Competitive and panicked sales managers countered with desperately low prices as the clock ticked down — an emotional reaction as their high-volume business evaporated in the closing seconds. In a span of 20 minutes — not months of negotiations — an entire annual contract was completed before our disbelieving eyes.
A century-old business model had been disrupted. Sales and marketing in our industry had been re-invented. I literally didn’t know how we could stay in business under those conditions. Maybe that’s how you’re feeling now with the Google announcement.
But we did stay in business. Eventually, we transcended the chaos and adjusted to a new reality. And that’s the way it’s been with every business disruption in the history of the world.
The consumers always win
The lesson is, the best marketers need to get ahead of the consumer curve. The consumer rebellions always win, so stop doing what people hate.
Seriously.
Robo-calls? Stop it.
Piles of unwanted direct mail litter? Stop it.
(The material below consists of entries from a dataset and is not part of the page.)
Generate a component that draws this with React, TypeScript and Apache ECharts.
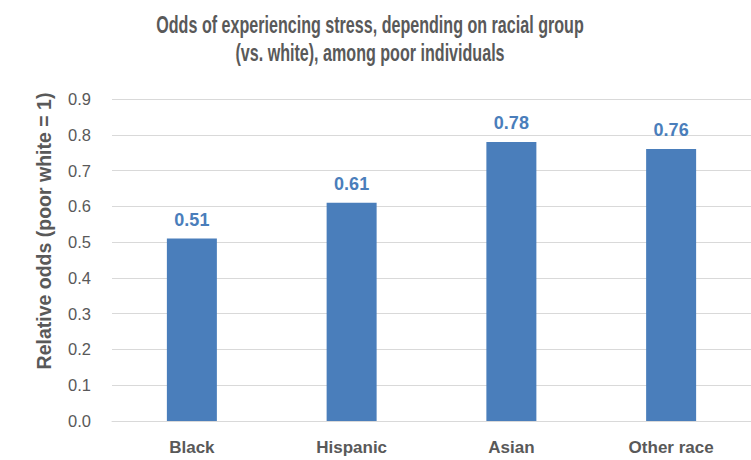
import React, { useEffect, useRef } from "react";
import * as echarts from "echarts";

const categories = ["Black", "Hispanic", "Asian", "Other race"];
const relativeOdds = [0.51, 0.61, 0.78, 0.76];
const yTicks = { min: 0, max: 0.9, interval: 0.1 };

const titleLines = [
  "Odds of experiencing stress, depending on racial group",
  "(vs. white), among poor individuals",
];
const yAxisName = "Relative odds (poor white = 1)";

const GRAY = "#595959";
const BLUE = "#4a7ebb";
const FONT = "'Liberation Sans', Arial, Helvetica, sans-serif";

export default function App() {
  const ref = useRef<HTMLDivElement>(null);

  useEffect(() => {
    if (!ref.current) return;
    const chart = echarts.init(ref.current, undefined, { renderer: "svg" });
    chart.setOption({
      animation: false,
      backgroundColor: "#ffffff",
      graphic: [
        // Title, drawn with a tightened (horizontally condensed) face
        ...titleLines.map((line, i) => ({
          type: "text",
          x: 370,
          y: 25 + i * 28,
          scaleX: 0.7,
          style: {
            text: line,
            fill: GRAY,
            font: `bold 23px ${FONT}`,
            textAlign: "center",
            textVerticalAlign: "middle",
          },
        })),
        {
          type: "text",
          x: 44,
          y: 231,
          rotation: Math.PI / 2,
          style: {
            text: yAxisName,
            fill: GRAY,
            font: `bold 19.5px ${FONT}`,
            textAlign: "center",
            textVerticalAlign: "middle",
          },
        },
      ],
      grid: { left: 112, right: -2, top: 99, bottom: 39 },
      xAxis: {
        type: "category",
        data: categories,
        axisLine: { show: true, lineStyle: { color: "#d9d9d9", width: 1 } },
        axisTick: { show: false },
        axisLabel: {
          color: GRAY,
          fontFamily: FONT,
          fontSize: 17,
          fontWeight: "bold",
          margin: 18,
        },
      },
      yAxis: {
        type: "value",
        min: yTicks.min,
        max: yTicks.max,
        interval: yTicks.interval,
        axisLine: { show: false },
        axisTick: { show: false },
        axisLabel: {
          color: GRAY,
          fontFamily: FONT,
          fontSize: 16.5,
          margin: 21,
          formatter: (v: number) => v.toFixed(1),
        },
        splitLine: { lineStyle: { color: "#d9d9d9", width: 1 } },
      },
      series: [
        {
          type: "bar",
          data: relativeOdds,
          barWidth: 50,
          itemStyle: { color: BLUE },
          label: {
            show: true,
            position: "top",
            distance: 10,
            color: BLUE,
            fontFamily: FONT,
            fontSize: 18,
            fontWeight: "bold",
            formatter: (p: any) => p.value.toFixed(2),
          },
        },
      ],
    });
    return () => chart.dispose();
  }, []);

  return (
    <div
      ref={ref}
      style={{ position: "fixed", left: 0, top: 0, width: 751, height: 460 }}
    />
  );
}
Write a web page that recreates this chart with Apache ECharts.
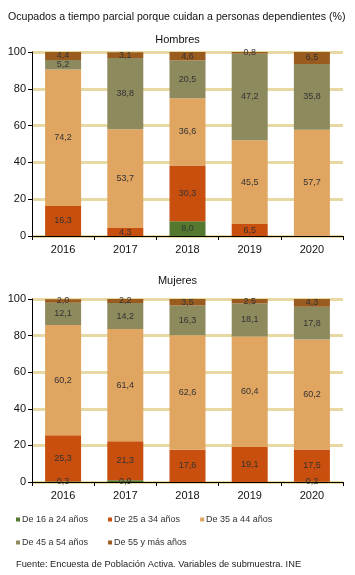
<!DOCTYPE html>
<html><head><meta charset="utf-8">
<script src="https://cdn.jsdelivr.net/npm/echarts@6/dist/echarts.min.js"></script>
<style>html,body{margin:0;padding:0;background:#fff}#c{width:355px;height:575px}</style>
</head><body><div id="c"></div>
<script>
var years = ['2016','2017','2018','2019','2020'];
var seriesNames = ['De 16 a 24 años','De 25 a 34 años','De 35 a 44 años','De 45 a 54 años','De 55 y más años'];
var colors = ['#55782f','#c84f0e','#e0a560','#8d8a5e','#9a5b1f'];
var yTicks = [0,20,40,60,80,100];
// Hombres
var h16_24 = [null, null, 8.0, null, null];
var h25_34 = [16.3, 4.3, 30.3, 6.5, null];
var h35_44 = [74.2, 53.7, 36.6, 45.5, 57.7];
var h45_54 = [5.2, 38.8, 20.5, 47.2, 35.8];
var h55 = [4.4, 3.1, 4.6, 0.8, 6.5];
// Mujeres
var m16_24 = [0.3, 0.9, null, null, 0.2];
var m25_34 = [25.3, 21.3, 17.6, 19.1, 17.5];
var m35_44 = [60.2, 61.4, 62.6, 60.4, 60.2];
var m45_54 = [12.1, 14.2, 16.3, 18.1, 17.8];
var m55 = [2.0, 2.2, 3.5, 2.5, 4.3];

var hData = [h16_24, h25_34, h35_44, h45_54, h55];
var mData = [m16_24, m25_34, m35_44, m45_54, m55];

var font = 'Liberation Sans, Arial, sans-serif';
function fmt(p){ if(p.value==null) return ''; return p.value.toFixed(1).replace('.', ','); }

function xAxis(gi){
  return {type:'category', gridIndex:gi, data:years,
    axisLine:{lineStyle:{color:'#000',width:1}},
    axisTick:{show:true,alignWithLabel:false,length:4,lineStyle:{color:'#000'}},
    axisLabel:{color:'#111',fontSize:11,fontFamily:font,margin:8}};
}
function yAxis(gi){
  return {type:'value', gridIndex:gi, min:yTicks[0], max:yTicks[yTicks.length-1], interval:yTicks[1]-yTicks[0],
    axisLine:{show:true,lineStyle:{color:'#000',width:1}},
    axisTick:{show:true,length:4,lineStyle:{color:'#000'}},
    axisLabel:{color:'#111',fontSize:11,fontFamily:font,margin:6},
    splitLine:{show:true,lineStyle:{color:'#e8d9a2',width:3}}};
}
var series = [];
[hData, mData].forEach(function(set, gi){
  set.forEach(function(arr, i){
    series.push({name:seriesNames[i], type:'bar', stack:'s'+gi, xAxisIndex:gi, yAxisIndex:gi,
      data:arr, barWidth:36, itemStyle:{color:colors[i]},
      label:{show:true, position:'inside', formatter:fmt, color:'#333', fontSize:9, fontFamily:font},
      emphasis:{disabled:true}});
  });
});
var legendCommon = {itemWidth:4,itemHeight:4,itemGap:20,icon:'rect',
  textStyle:{fontSize:9,color:'#333',fontFamily:font,padding:[0,0,0,-3]}};
var chart = echarts.init(document.getElementById('c'), null, {renderer:'canvas'});
chart.setOption({
  animation:false,
  color:colors,
  title:[
    {text:'Ocupados a tiempo parcial porque cuidan a personas dependientes (%)', left:3, top:7,
     textStyle:{fontSize:10.6,fontWeight:'normal',color:'#111',fontFamily:font}},
    {text:'Hombres', left:'center', top:29, textStyle:{fontSize:11,fontWeight:'normal',color:'#111',fontFamily:font}},
    {text:'Mujeres', left:'center', top:270, textStyle:{fontSize:11,fontWeight:'normal',color:'#111',fontFamily:font}},
    {text:'Fuente: Encuesta de Población Activa. Variables de submuestra. INE', left:11, top:555,
     textStyle:{fontSize:9.3,fontWeight:'normal',color:'#222',fontFamily:font}}
  ],
  legend:[
    Object.assign({left:11, top:510, data:seriesNames.slice(0,3)}, legendCommon),
    Object.assign({left:11, top:533, data:seriesNames.slice(3)}, legendCommon)
  ],
  grid:[
    {left:32, right:12, top:52, height:184},
    {left:32, right:12, top:299, height:183}
  ],
  xAxis:[xAxis(0), xAxis(1)],
  yAxis:[yAxis(0), yAxis(1)],
  series:series
});
</script></body></html>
Lead nurturing (a friendly way to say you’re spamming people until they block you). Stop it.
And cookies? Well, our customers generally don’t want to be creeped out and tracked anymore.
So we’re going to have to stop that too. It may seem impossible, but we will find alternatives.
The new mindset
I recently wrote that the new marketing mindset must move from “change our customers” to “come alongside our customers.”
Today’s customer possesses the accumulated knowledge of the human race in the palm of their hand. We should trust that they can make their own decisions.
So let’s find a way to come alongside them and help them have a life that is meaningful, healthier, more profitable, less stressful, more fun, awe-filled, adventurous, delicious, loving, joyful, and beautiful.
There are lots of ways to do that without violating the privacy of our customers and angering them. Just watch.